Five authors have sued the parent company of Regnery Publishing, a Washington imprint of conservative books, charging that the company deprives its writers of royalties by selling their books at a steep discount to book clubs and other organizations owned by the same parent company.
In a suit filed in United States District Court in Washington yesterday, the authors Jerome R. Corsi, Bill Gertz, Lt. Col. Robert (Buzz) Patterson, Joel Mowbray and Richard Miniter state that Eagle Publishing, which owns Regnery, “orchestrates and participates in a fraudulent, deceptively concealed and self-dealing scheme to divert book sales away from retail outlets and to wholly owned subsidiary organizations within the Eagle conglomerate.”
It’s quite a little scheme, actually. When some sucker buys Jerome Corsi’s “Unfit for Command: Swift Boat Veterans Speak Out Against John Kerry,” or Richard Miniter’s “Shadow War: The Untold Story of How Bush Is Winning the War on Terror,” at full price at Barnes & Noble, the right-wing authors get decent royalties of a few bucks per book. But Regnery also sells — or in some cases, gives away — those same books through Regnery-owned book clubs, newsletters, and conservative organizations. And wouldn’t you know it, those “sales” produce almost no royalties to the authors at all.
“They’ve structured their business essentially as a scam and are defrauding their writers,” Miniter told the NYT, “causing a tremendous rift inside the conservative community.”
Just what the conservative movement needed — another rift.
Mr.

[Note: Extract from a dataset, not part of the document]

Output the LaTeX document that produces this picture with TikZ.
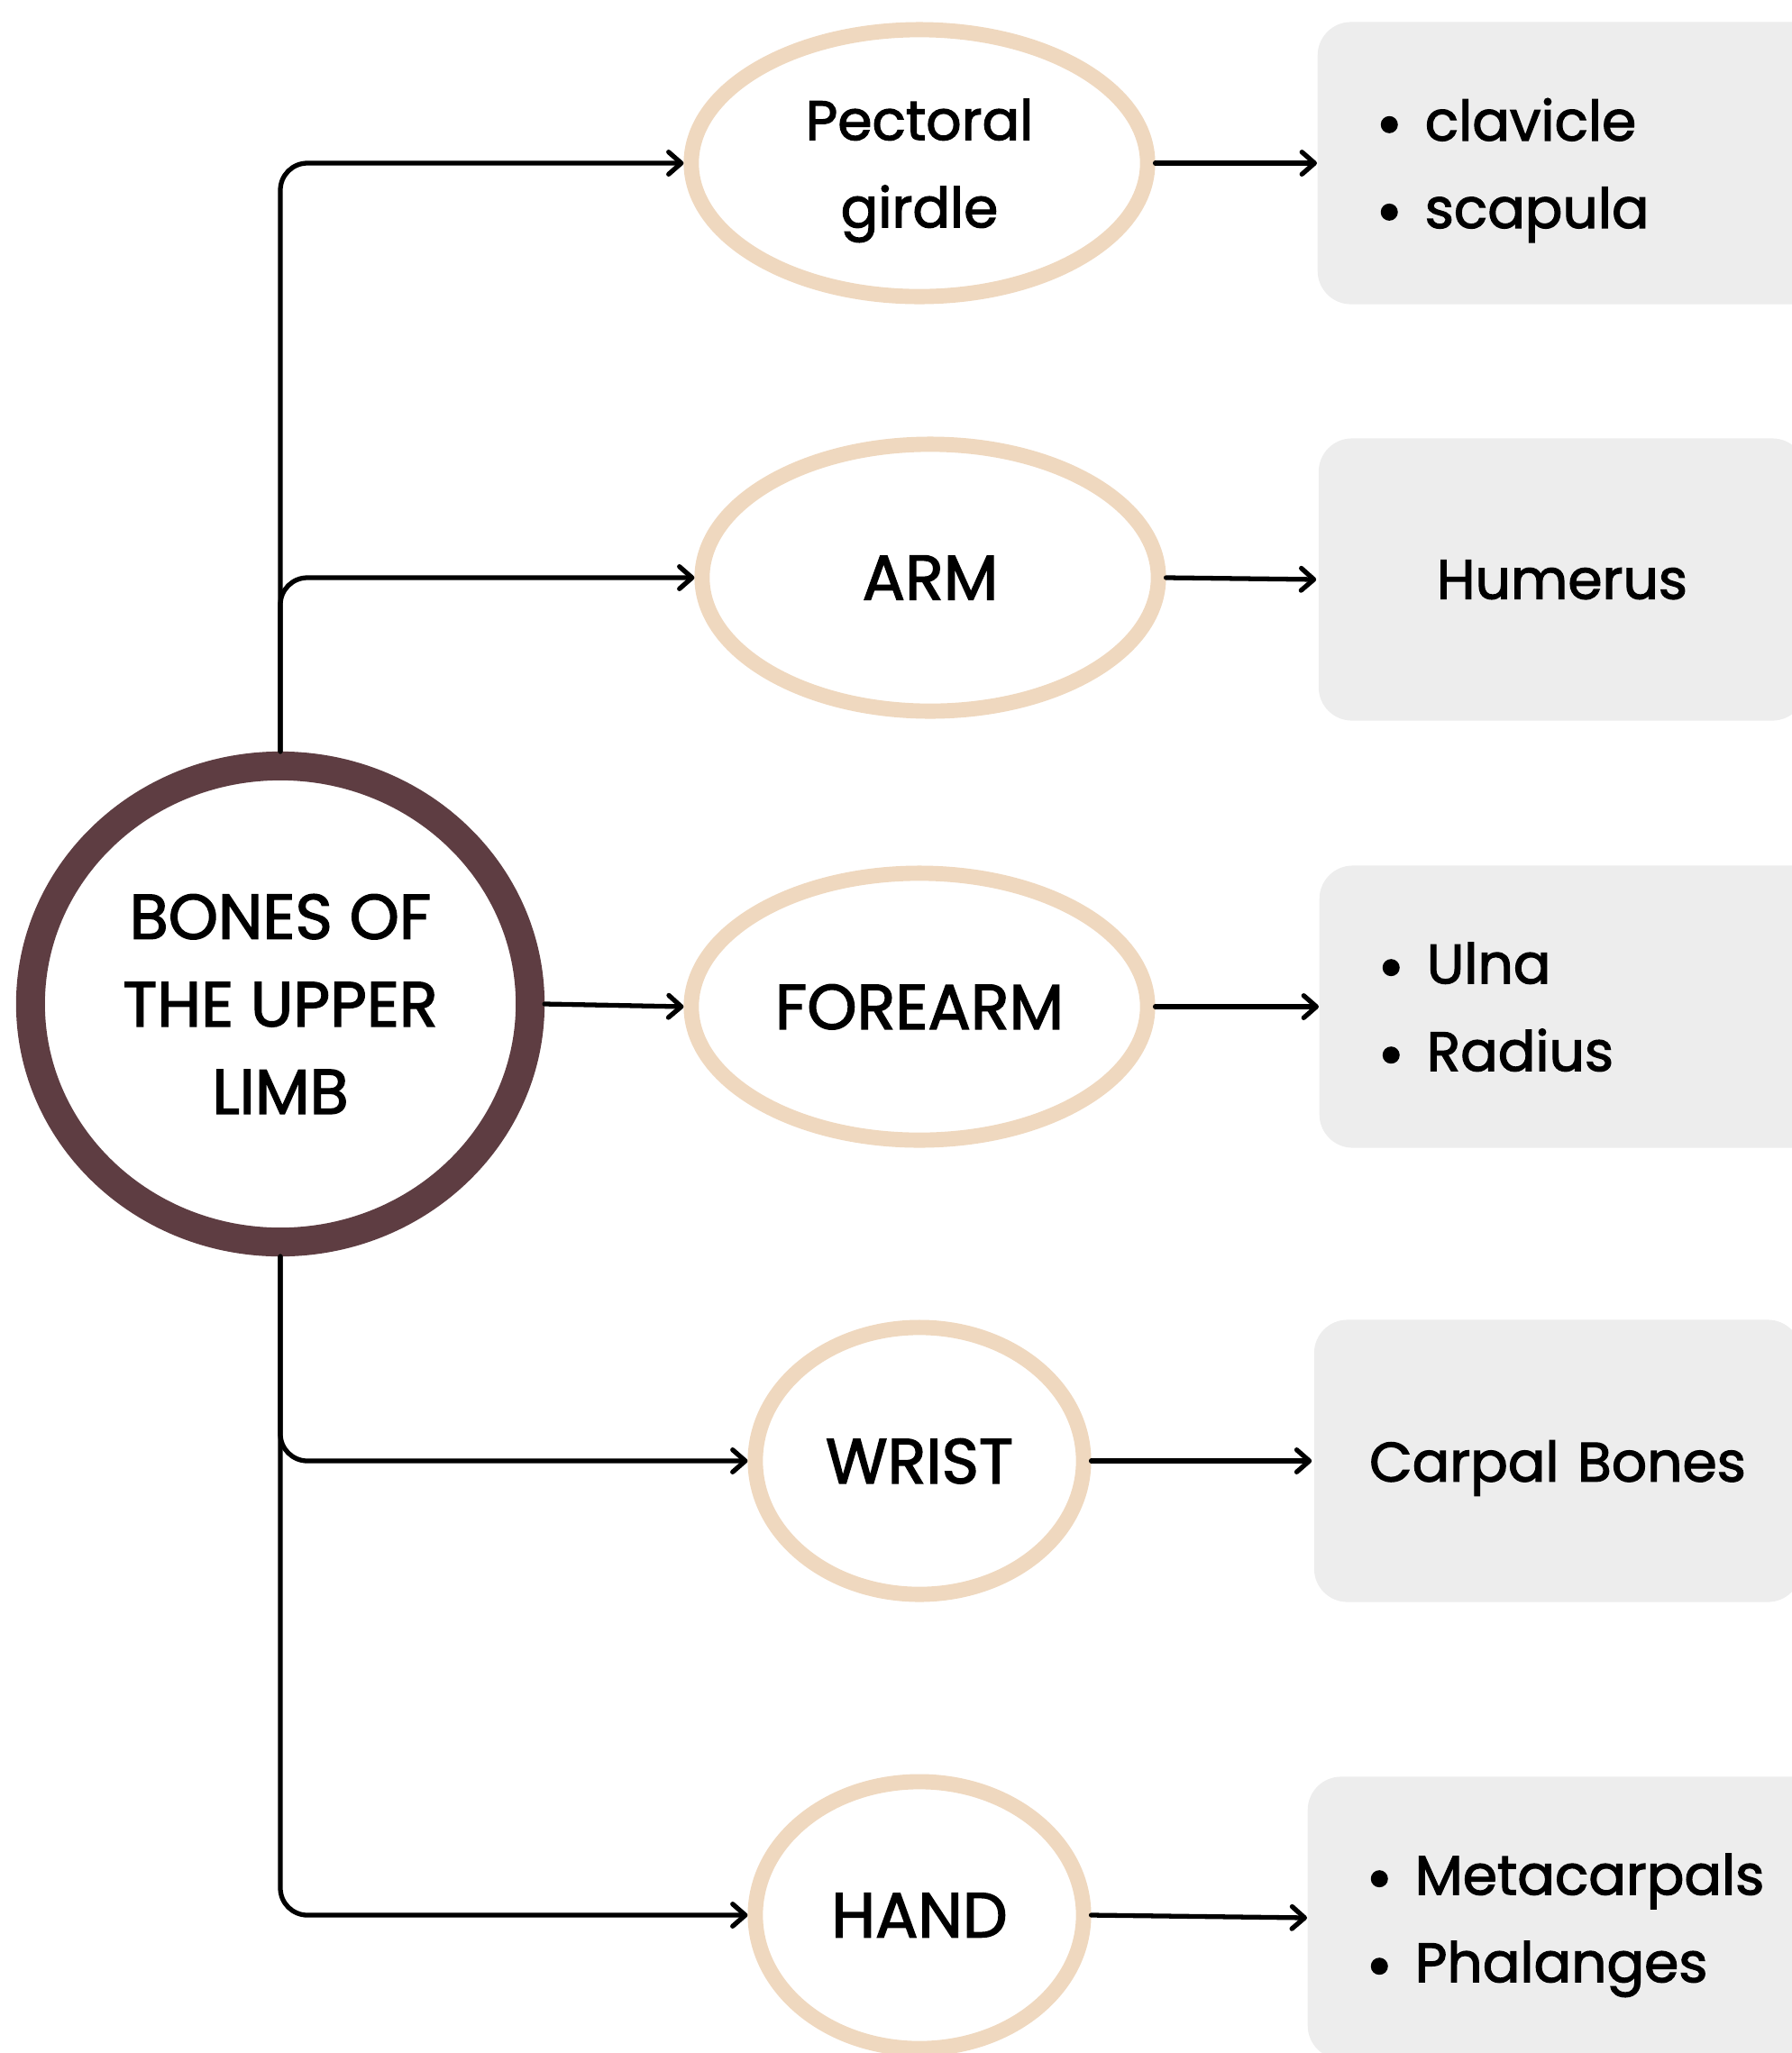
\documentclass[tikz,border=0pt]{standalone}
\usepackage{fontspec}
\setmainfont{Poppins}[FakeBold=2]
\usetikzlibrary{shapes.geometric, arrows.meta}
\definecolor{ringbrown}{HTML}{5E3D42}
\definecolor{beige}{HTML}{EFD8BF}
\definecolor{boxgray}{HTML}{EDEDED}
\newcommand\bul{\raisebox{2.3pt}{\tikz\fill circle (0.095cm);}\hspace{0.3cm}}
\tikzset{->,
         >={Straight Barb[length=4pt, width=7pt, round]},
         every node/.style={font=\fontsize{20}{27.6}\selectfont},
         hub/.style={ellipse, draw=ringbrown, line width=9.1pt, fill=white,
                     minimum width=5.54cm, minimum height=5.28cm, inner sep=0pt, align=center},
         part/.style={ellipse, draw=beige, line width=4.8pt, text depth=0pt,
                      minimum width=5.06cm, minimum height=2.96cm, inner sep=0pt, align=center},
         smallpart/.style={part, minimum width=3.64cm},
         lower/.style={font=\fontsize{17.5}{27.6}\selectfont},
         list/.style={rectangle, fill=boxgray, draw=none, rounded corners=0.37cm, lower,
                      minimum height=3.13cm, text width=4.6cm, inner xsep=0.7cm, text depth=27.6pt,
                      anchor=west, align=left},
         single/.style={list, anchor=center, text width=4.2cm, inner xsep=0.6cm, text depth=0pt,
                        align=center},
         branch/.style={rounded corners=0.3cm},
         }

\begin{document}
\begin{tikzpicture}[x=0.01cm, y=-0.01cm, line width=1.5pt, line cap=round]
    \useasboundingbox (0,0) rectangle (1987,2278);

    \node[hub] (limb) at (311,1114) {BONES OF\\THE UPPER\\LIMB};

    \node[part, lower] (girdle) at (1020,181) {Pectoral\\girdle};
    \node[part] (arm) at (1032,641) {ARM};
    \node[part] (forearm) at (1020,1117) {FOREARM};
    \node[smallpart] (wrist) at (1020,1621) {WRIST};
    \node[smallpart] (hand) at (1020,2125) {HAND};

    \node[list] (girdlelist) at (1461,181) {\bul clavicle\\\bul scapula};
    \node[single] (armlist) at (1733,643) {Humerus};
    \node[list] (forearmlist) at (1463,1117) {\bul Ulna\\\bul Radius};
    \node[single] (wristlist) at (1728,1621) {Carpal Bones};
    \node[list] (handlist) at (1450,2128) {\bul Metacarpals\\\bul Phalanges};

    % trunk and branches
    \draw[branch] (limb.north) |- (girdle.west);
    \draw[branch] (limb.north) |- (arm.west);
    \draw (limb.east) -- (forearm.west);
    \draw[branch] (limb.south) |- (wrist.west);
    \draw[branch] (limb.south) |- (hand.west);

    \draw (girdle.east) -- (girdlelist.west);
    \draw (arm.east) -- (armlist.west);
    \draw (forearm.east) -- (forearmlist.west);
    \draw (wrist.east) -- (wristlist.west);
    \draw (hand.east) -- (handlist.west);
\end{tikzpicture}
\end{document}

Miniter said that meant that although he received about $4.25 a copy when his books sold in a bookstore or through an online retailer, he only earned about 10 cents a copy when his books sold through the Conservative Book Club or other Eagle-owned channels. “The difference between 10 cents and $4.25 is pretty large when you multiply it by 20,000 to 30,000 books,” Mr. Miniter said. “It suddenly occurred to us that Regnery is making collectively jillions of dollars off of us and paying us a pittance.” He added: “Why is Regnery acting like a Marxist cartoon of a capitalist company?” […]
The authors also say in the lawsuit that Regnery donates books to nonprofit groups affiliated with Eagle Publishing and gives the books as incentives to subscribers to newsletters published by Eagle. The authors say they do not receive royalties for these books.
“You get 10 per cent of nothing because they basically give them away,” Mr. Patterson said in an interview. […]
The authors, who say in the lawsuit that Eagle has been “unjustly enriched well in excess of one million dollars,” are seeking unspecified damages. But Mr. Miniter said, “We’re not looking for a payoff; we’re looking for justice.”
As Kevin Drum put it, “[I]f a conservative is a liberal who’s been mugged, what do you call a conservative who’s come face to face with the naked face of vertically integrated capitalism?”
It couldn’t have happened to a more appropriate group of folks.